▸ **PROMPT**: Make an exact copy of the data below, leaving out every picture.
::::
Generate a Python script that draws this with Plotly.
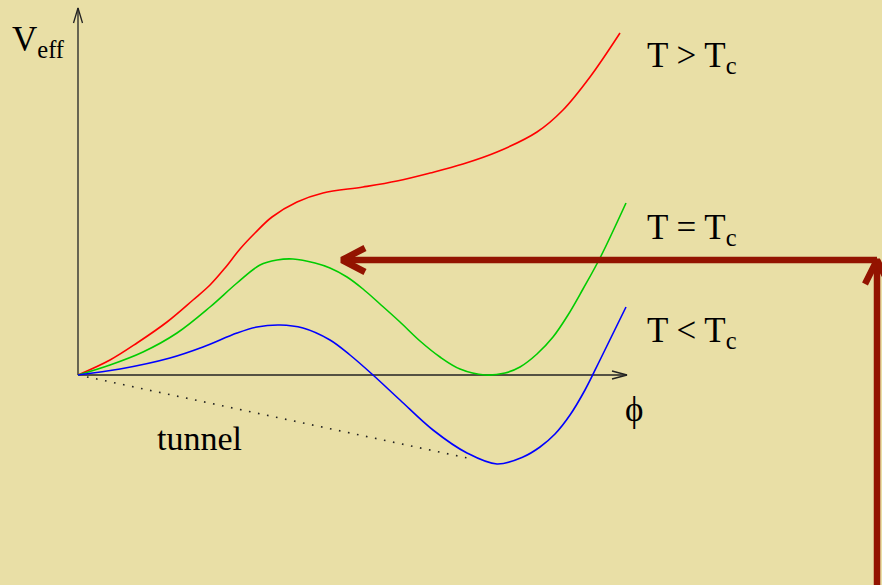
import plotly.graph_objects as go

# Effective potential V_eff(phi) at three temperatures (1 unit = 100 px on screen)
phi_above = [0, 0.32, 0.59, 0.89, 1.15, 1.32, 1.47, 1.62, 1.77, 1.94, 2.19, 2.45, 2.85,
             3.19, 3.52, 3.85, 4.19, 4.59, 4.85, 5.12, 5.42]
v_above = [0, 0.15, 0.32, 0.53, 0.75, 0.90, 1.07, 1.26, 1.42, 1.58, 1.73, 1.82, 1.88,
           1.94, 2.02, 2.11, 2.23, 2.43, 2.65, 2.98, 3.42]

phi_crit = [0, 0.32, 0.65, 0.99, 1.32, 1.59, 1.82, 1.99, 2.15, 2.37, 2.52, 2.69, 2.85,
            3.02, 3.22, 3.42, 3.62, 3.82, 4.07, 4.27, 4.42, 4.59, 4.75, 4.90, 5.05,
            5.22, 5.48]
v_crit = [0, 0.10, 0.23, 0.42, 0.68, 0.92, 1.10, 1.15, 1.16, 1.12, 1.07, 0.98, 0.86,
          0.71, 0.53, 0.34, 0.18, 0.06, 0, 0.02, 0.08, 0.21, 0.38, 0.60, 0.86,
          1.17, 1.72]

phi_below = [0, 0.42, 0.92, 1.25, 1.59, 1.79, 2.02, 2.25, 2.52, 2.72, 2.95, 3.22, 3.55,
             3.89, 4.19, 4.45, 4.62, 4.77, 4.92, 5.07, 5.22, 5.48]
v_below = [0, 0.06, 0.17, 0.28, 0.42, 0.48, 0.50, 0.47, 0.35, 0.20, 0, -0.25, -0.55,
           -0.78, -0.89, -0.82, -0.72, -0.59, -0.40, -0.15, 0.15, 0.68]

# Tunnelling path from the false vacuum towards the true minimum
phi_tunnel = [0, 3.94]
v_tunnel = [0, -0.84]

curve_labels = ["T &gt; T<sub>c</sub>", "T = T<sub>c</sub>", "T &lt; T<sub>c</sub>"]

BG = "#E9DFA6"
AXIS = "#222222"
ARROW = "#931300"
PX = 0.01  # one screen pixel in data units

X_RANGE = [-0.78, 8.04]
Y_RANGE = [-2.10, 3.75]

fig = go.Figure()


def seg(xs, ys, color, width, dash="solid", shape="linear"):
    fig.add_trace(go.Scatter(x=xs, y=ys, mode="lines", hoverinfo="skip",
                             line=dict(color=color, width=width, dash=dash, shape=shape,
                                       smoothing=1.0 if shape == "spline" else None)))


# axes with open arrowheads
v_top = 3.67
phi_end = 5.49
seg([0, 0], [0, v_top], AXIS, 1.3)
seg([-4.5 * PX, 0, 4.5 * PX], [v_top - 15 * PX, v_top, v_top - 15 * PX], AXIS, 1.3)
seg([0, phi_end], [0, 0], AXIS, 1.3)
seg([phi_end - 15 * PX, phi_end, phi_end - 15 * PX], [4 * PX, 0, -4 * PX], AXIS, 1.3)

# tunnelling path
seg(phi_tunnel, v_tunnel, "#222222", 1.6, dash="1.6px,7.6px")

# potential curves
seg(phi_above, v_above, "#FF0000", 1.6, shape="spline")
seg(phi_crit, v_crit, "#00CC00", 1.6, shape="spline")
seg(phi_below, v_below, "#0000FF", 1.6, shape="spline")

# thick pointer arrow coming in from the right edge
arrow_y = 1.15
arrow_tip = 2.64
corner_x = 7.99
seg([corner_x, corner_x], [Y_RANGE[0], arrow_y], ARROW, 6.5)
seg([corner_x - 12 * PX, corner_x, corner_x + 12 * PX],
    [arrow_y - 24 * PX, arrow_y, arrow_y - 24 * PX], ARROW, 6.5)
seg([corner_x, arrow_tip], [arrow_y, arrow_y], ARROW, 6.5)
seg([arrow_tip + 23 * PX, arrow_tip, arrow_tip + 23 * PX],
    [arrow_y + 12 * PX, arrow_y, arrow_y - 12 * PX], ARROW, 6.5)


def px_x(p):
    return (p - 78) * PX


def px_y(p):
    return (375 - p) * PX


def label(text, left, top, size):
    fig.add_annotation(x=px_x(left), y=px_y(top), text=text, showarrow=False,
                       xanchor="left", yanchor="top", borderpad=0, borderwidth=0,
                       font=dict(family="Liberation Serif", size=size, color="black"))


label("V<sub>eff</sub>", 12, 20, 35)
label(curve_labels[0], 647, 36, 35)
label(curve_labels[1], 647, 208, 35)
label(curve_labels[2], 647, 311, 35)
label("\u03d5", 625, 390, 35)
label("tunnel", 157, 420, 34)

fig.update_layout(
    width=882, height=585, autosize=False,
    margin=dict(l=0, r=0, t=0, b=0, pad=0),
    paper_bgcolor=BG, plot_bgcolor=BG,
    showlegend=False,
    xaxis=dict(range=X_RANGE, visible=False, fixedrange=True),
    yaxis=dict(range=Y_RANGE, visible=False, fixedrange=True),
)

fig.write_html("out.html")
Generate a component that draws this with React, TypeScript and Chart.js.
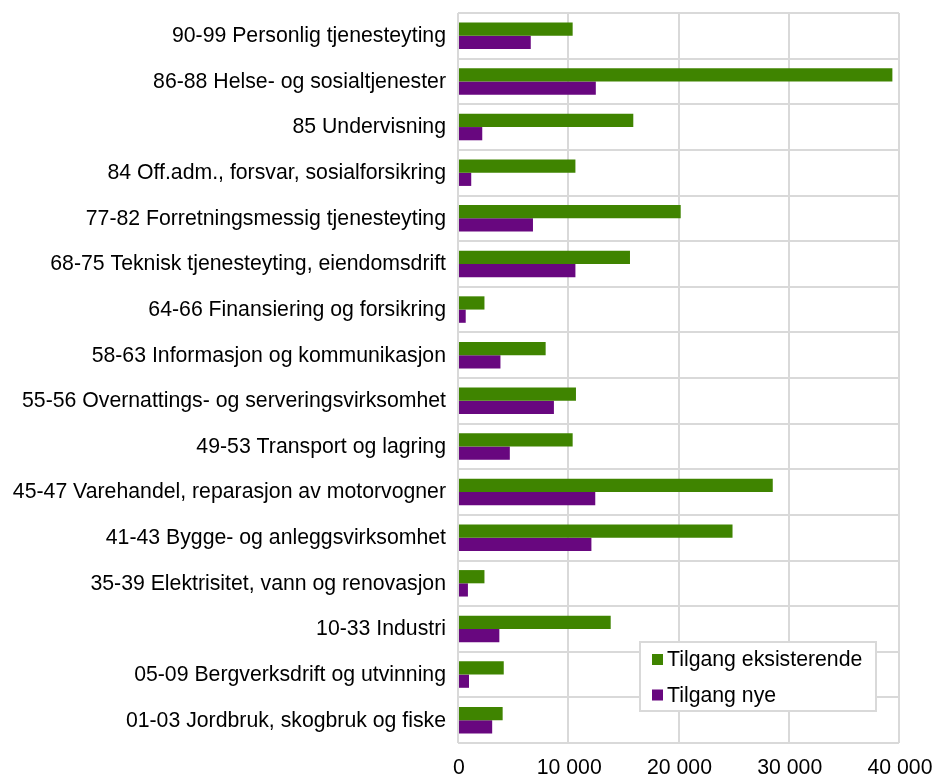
::::
▸ **SOLVED PROBLEM**:
Generate a Python script that draws this with Plotly.
import plotly.graph_objects as go

# Effective potential V_eff(phi) at three temperatures (1 unit = 100 px on screen)
phi_above = [0, 0.32, 0.59, 0.89, 1.15, 1.32, 1.47, 1.62, 1.77, 1.94, 2.19, 2.45, 2.85,
             3.19, 3.52, 3.85, 4.19, 4.59, 4.85, 5.12, 5.42]
v_above = [0, 0.15, 0.32, 0.53, 0.75, 0.90, 1.07, 1.26, 1.42, 1.58, 1.73, 1.82, 1.88,
           1.94, 2.02, 2.11, 2.23, 2.43, 2.65, 2.98, 3.42]

phi_crit = [0, 0.32, 0.65, 0.99, 1.32, 1.59, 1.82, 1.99, 2.15, 2.37, 2.52, 2.69, 2.85,
            3.02, 3.22, 3.42, 3.62, 3.82, 4.07, 4.27, 4.42, 4.59, 4.75, 4.90, 5.05,
            5.22, 5.48]
v_crit = [0, 0.10, 0.23, 0.42, 0.68, 0.92, 1.10, 1.15, 1.16, 1.12, 1.07, 0.98, 0.86,
          0.71, 0.53, 0.34, 0.18, 0.06, 0, 0.02, 0.08, 0.21, 0.38, 0.60, 0.86,
          1.17, 1.72]

phi_below = [0, 0.42, 0.92, 1.25, 1.59, 1.79, 2.02, 2.25, 2.52, 2.72, 2.95, 3.22, 3.55,
             3.89, 4.19, 4.45, 4.62, 4.77, 4.92, 5.07, 5.22, 5.48]
v_below = [0, 0.06, 0.17, 0.28, 0.42, 0.48, 0.50, 0.47, 0.35, 0.20, 0, -0.25, -0.55,
           -0.78, -0.89, -0.82, -0.72, -0.59, -0.40, -0.15, 0.15, 0.68]

# Tunnelling path from the false vacuum towards the true minimum
phi_tunnel = [0, 3.94]
v_tunnel = [0, -0.84]

curve_labels = ["T &gt; T<sub>c</sub>", "T = T<sub>c</sub>", "T &lt; T<sub>c</sub>"]

BG = "#E9DFA6"
AXIS = "#222222"
ARROW = "#931300"
PX = 0.01  # one screen pixel in data units

X_RANGE = [-0.78, 8.04]
Y_RANGE = [-2.10, 3.75]

fig = go.Figure()


def seg(xs, ys, color, width, dash="solid", shape="linear"):
    fig.add_trace(go.Scatter(x=xs, y=ys, mode="lines", hoverinfo="skip",
                             line=dict(color=color, width=width, dash=dash, shape=shape,
                                       smoothing=1.0 if shape == "spline" else None)))


# axes with open arrowheads
v_top = 3.67
phi_end = 5.49
seg([0, 0], [0, v_top], AXIS, 1.3)
seg([-4.5 * PX, 0, 4.5 * PX], [v_top - 15 * PX, v_top, v_top - 15 * PX], AXIS, 1.3)
seg([0, phi_end], [0, 0], AXIS, 1.3)
seg([phi_end - 15 * PX, phi_end, phi_end - 15 * PX], [4 * PX, 0, -4 * PX], AXIS, 1.3)

# tunnelling path
seg(phi_tunnel, v_tunnel, "#222222", 1.6, dash="1.6px,7.6px")

# potential curves
seg(phi_above, v_above, "#FF0000", 1.6, shape="spline")
seg(phi_crit, v_crit, "#00CC00", 1.6, shape="spline")
seg(phi_below, v_below, "#0000FF", 1.6, shape="spline")

# thick pointer arrow coming in from the right edge
arrow_y = 1.15
arrow_tip = 2.64
corner_x = 7.99
seg([corner_x, corner_x], [Y_RANGE[0], arrow_y], ARROW, 6.5)
seg([corner_x - 12 * PX, corner_x, corner_x + 12 * PX],
    [arrow_y - 24 * PX, arrow_y, arrow_y - 24 * PX], ARROW, 6.5)
seg([corner_x, arrow_tip], [arrow_y, arrow_y], ARROW, 6.5)
seg([arrow_tip + 23 * PX, arrow_tip, arrow_tip + 23 * PX],
    [arrow_y + 12 * PX, arrow_y, arrow_y - 12 * PX], ARROW, 6.5)


def px_x(p):
    return (p - 78) * PX


def px_y(p):
    return (375 - p) * PX


def label(text, left, top, size):
    fig.add_annotation(x=px_x(left), y=px_y(top), text=text, showarrow=False,
                       xanchor="left", yanchor="top", borderpad=0, borderwidth=0,
                       font=dict(family="Liberation Serif", size=size, color="black"))


label("V<sub>eff</sub>", 12, 20, 35)
label(curve_labels[0], 647, 36, 35)
label(curve_labels[1], 647, 208, 35)
label(curve_labels[2], 647, 311, 35)
label("\u03d5", 625, 390, 35)
label("tunnel", 157, 420, 34)

fig.update_layout(
    width=882, height=585, autosize=False,
    margin=dict(l=0, r=0, t=0, b=0, pad=0),
    paper_bgcolor=BG, plot_bgcolor=BG,
    showlegend=False,
    xaxis=dict(range=X_RANGE, visible=False, fixedrange=True),
    yaxis=dict(range=Y_RANGE, visible=False, fixedrange=True),
)

fig.write_html("out.html")
Generate a component that draws this with React, TypeScript and Chart.js.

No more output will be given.